[START Data extract]
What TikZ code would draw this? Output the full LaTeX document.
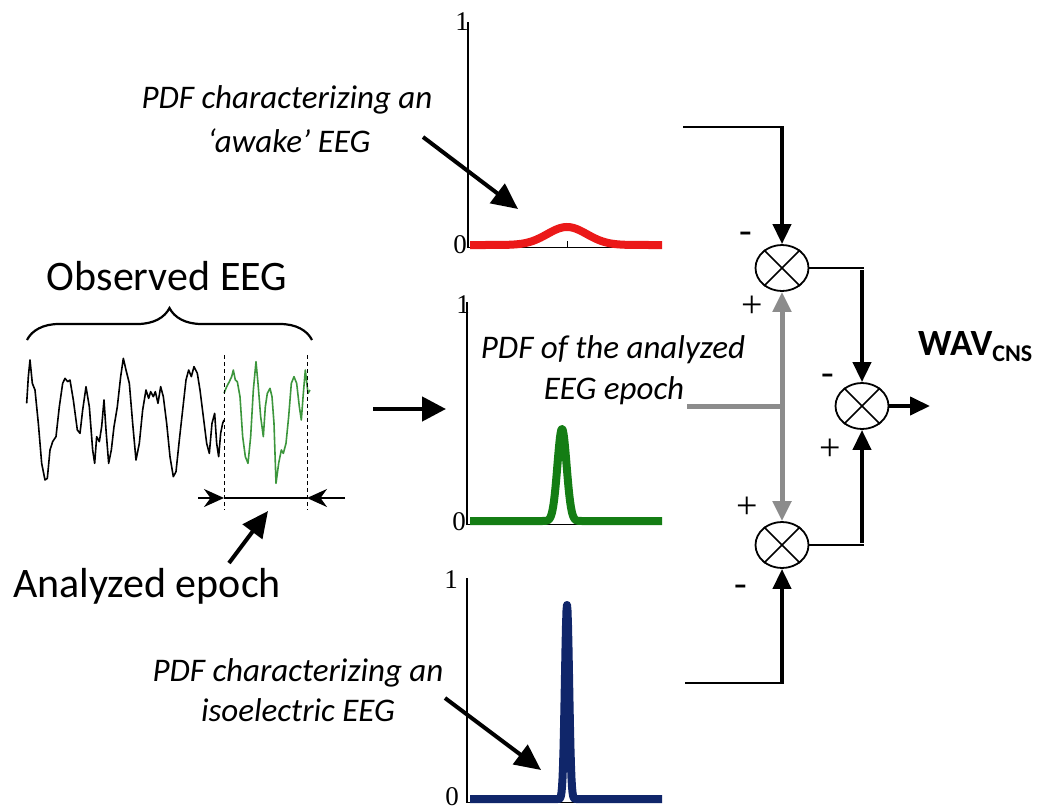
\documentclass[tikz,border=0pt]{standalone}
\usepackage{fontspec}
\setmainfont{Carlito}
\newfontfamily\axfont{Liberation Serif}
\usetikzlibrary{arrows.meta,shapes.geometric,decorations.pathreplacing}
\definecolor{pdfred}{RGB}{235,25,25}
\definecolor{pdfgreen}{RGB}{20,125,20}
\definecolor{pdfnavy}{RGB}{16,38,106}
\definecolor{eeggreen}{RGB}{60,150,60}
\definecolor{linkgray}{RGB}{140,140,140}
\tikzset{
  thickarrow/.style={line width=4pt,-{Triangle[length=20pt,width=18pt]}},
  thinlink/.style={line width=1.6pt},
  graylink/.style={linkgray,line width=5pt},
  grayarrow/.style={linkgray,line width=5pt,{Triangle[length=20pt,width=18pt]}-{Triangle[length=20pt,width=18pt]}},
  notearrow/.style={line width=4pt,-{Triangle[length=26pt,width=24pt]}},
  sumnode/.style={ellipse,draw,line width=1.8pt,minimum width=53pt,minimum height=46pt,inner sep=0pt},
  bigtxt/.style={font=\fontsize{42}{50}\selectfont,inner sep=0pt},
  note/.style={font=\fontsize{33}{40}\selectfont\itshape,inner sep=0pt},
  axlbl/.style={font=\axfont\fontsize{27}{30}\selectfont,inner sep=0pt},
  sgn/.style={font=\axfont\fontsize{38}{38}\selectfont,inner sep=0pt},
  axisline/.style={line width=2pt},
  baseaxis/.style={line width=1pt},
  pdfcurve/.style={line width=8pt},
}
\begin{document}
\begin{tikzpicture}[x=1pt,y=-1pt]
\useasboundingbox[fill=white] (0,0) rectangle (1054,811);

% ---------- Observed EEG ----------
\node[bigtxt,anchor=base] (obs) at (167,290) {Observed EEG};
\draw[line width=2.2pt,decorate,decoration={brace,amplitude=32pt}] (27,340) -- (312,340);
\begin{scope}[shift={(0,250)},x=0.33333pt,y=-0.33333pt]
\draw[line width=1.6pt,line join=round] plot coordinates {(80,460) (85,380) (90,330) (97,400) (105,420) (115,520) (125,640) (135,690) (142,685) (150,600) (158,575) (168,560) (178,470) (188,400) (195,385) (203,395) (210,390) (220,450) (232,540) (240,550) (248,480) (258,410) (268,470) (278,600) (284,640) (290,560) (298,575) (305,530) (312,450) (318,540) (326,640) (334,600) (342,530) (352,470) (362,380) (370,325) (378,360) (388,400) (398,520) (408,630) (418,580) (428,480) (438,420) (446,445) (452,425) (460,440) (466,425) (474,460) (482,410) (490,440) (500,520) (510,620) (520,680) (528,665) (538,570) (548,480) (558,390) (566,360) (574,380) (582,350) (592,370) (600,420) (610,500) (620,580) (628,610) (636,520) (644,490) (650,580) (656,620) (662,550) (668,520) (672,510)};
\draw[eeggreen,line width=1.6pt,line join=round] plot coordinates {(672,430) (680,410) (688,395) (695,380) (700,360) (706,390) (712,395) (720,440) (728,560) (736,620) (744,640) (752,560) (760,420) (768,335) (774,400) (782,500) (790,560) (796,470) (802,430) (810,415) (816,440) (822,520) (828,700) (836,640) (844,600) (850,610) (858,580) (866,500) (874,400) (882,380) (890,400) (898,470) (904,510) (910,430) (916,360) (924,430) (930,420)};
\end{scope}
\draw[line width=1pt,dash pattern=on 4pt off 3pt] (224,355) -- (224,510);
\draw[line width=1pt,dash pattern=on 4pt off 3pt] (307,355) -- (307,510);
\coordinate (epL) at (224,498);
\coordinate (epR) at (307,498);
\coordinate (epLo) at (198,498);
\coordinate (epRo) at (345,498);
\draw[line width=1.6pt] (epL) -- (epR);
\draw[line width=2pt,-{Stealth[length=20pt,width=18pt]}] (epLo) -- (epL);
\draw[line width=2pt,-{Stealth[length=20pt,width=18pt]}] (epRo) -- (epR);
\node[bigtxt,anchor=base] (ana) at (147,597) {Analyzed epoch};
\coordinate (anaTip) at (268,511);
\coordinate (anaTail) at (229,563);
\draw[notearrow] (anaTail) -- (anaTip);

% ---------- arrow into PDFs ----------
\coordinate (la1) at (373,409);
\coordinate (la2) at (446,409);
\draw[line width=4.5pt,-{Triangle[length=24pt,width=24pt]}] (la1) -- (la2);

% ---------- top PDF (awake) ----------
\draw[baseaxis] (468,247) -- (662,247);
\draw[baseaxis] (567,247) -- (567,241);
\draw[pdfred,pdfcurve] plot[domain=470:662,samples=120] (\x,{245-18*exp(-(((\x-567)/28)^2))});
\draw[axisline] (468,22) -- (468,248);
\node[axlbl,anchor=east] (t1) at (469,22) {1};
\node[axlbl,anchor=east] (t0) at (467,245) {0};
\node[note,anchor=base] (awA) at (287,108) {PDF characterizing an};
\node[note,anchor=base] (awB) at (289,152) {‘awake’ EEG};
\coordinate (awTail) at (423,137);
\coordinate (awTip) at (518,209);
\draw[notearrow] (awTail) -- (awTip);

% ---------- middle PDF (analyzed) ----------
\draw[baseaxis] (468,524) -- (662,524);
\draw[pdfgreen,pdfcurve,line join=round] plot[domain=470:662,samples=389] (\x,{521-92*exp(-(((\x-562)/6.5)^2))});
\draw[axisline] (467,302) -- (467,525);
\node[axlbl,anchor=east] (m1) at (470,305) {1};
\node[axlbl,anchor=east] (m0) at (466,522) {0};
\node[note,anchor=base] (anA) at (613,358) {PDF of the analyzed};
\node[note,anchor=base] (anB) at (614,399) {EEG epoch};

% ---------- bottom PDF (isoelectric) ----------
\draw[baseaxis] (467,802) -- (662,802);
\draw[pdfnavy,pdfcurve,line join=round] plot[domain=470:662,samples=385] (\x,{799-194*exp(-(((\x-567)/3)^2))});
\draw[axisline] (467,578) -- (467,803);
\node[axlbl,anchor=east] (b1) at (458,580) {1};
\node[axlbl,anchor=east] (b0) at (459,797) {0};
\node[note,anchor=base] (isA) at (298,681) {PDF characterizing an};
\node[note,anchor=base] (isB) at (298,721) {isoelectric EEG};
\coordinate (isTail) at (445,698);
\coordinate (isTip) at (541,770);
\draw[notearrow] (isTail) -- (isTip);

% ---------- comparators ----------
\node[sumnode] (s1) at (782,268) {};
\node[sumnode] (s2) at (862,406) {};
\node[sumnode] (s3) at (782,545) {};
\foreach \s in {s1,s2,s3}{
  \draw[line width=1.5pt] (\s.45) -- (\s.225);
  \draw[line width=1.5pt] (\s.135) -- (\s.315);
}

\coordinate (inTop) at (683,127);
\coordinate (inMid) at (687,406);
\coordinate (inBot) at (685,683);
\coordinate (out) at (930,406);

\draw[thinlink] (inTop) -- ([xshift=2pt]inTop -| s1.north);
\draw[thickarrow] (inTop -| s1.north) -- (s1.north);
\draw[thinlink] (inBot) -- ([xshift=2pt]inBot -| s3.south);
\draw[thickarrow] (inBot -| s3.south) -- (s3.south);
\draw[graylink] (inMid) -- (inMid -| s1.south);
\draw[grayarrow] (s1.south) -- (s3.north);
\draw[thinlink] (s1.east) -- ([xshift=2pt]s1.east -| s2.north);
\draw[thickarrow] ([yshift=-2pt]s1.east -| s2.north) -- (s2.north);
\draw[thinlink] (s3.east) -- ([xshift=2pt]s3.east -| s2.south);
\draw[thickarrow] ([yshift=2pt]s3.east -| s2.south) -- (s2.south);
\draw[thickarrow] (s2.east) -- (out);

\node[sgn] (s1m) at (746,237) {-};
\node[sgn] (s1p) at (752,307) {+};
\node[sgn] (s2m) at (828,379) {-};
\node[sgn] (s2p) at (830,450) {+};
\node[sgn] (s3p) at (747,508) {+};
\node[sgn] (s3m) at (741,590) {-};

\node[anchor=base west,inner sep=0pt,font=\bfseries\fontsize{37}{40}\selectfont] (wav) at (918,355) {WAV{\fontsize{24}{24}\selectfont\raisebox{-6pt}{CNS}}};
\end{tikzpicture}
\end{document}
[END Data extract]
Return the material line for line, from its beginning to the line that contains "(0,0) rectangle (1054,811);", with the pictures left out.

» Worked solution:
What TikZ code would draw this? Output the full LaTeX document.
\documentclass[tikz,border=0pt]{standalone}
\usepackage{fontspec}
\setmainfont{Carlito}
\newfontfamily\axfont{Liberation Serif}
\usetikzlibrary{arrows.meta,shapes.geometric,decorations.pathreplacing}
\definecolor{pdfred}{RGB}{235,25,25}
\definecolor{pdfgreen}{RGB}{20,125,20}
\definecolor{pdfnavy}{RGB}{16,38,106}
\definecolor{eeggreen}{RGB}{60,150,60}
\definecolor{linkgray}{RGB}{140,140,140}
\tikzset{
  thickarrow/.style={line width=4pt,-{Triangle[length=20pt,width=18pt]}},
  thinlink/.style={line width=1.6pt},
  graylink/.style={linkgray,line width=5pt},
  grayarrow/.style={linkgray,line width=5pt,{Triangle[length=20pt,width=18pt]}-{Triangle[length=20pt,width=18pt]}},
  notearrow/.style={line width=4pt,-{Triangle[length=26pt,width=24pt]}},
  sumnode/.style={ellipse,draw,line width=1.8pt,minimum width=53pt,minimum height=46pt,inner sep=0pt},
  bigtxt/.style={font=\fontsize{42}{50}\selectfont,inner sep=0pt},
  note/.style={font=\fontsize{33}{40}\selectfont\itshape,inner sep=0pt},
  axlbl/.style={font=\axfont\fontsize{27}{30}\selectfont,inner sep=0pt},
  sgn/.style={font=\axfont\fontsize{38}{38}\selectfont,inner sep=0pt},
  axisline/.style={line width=2pt},
  baseaxis/.style={line width=1pt},
  pdfcurve/.style={line width=8pt},
}
\begin{document}
\begin{tikzpicture}[x=1pt,y=-1pt]
\useasboundingbox[fill=white] (0,0) rectangle (1054,811);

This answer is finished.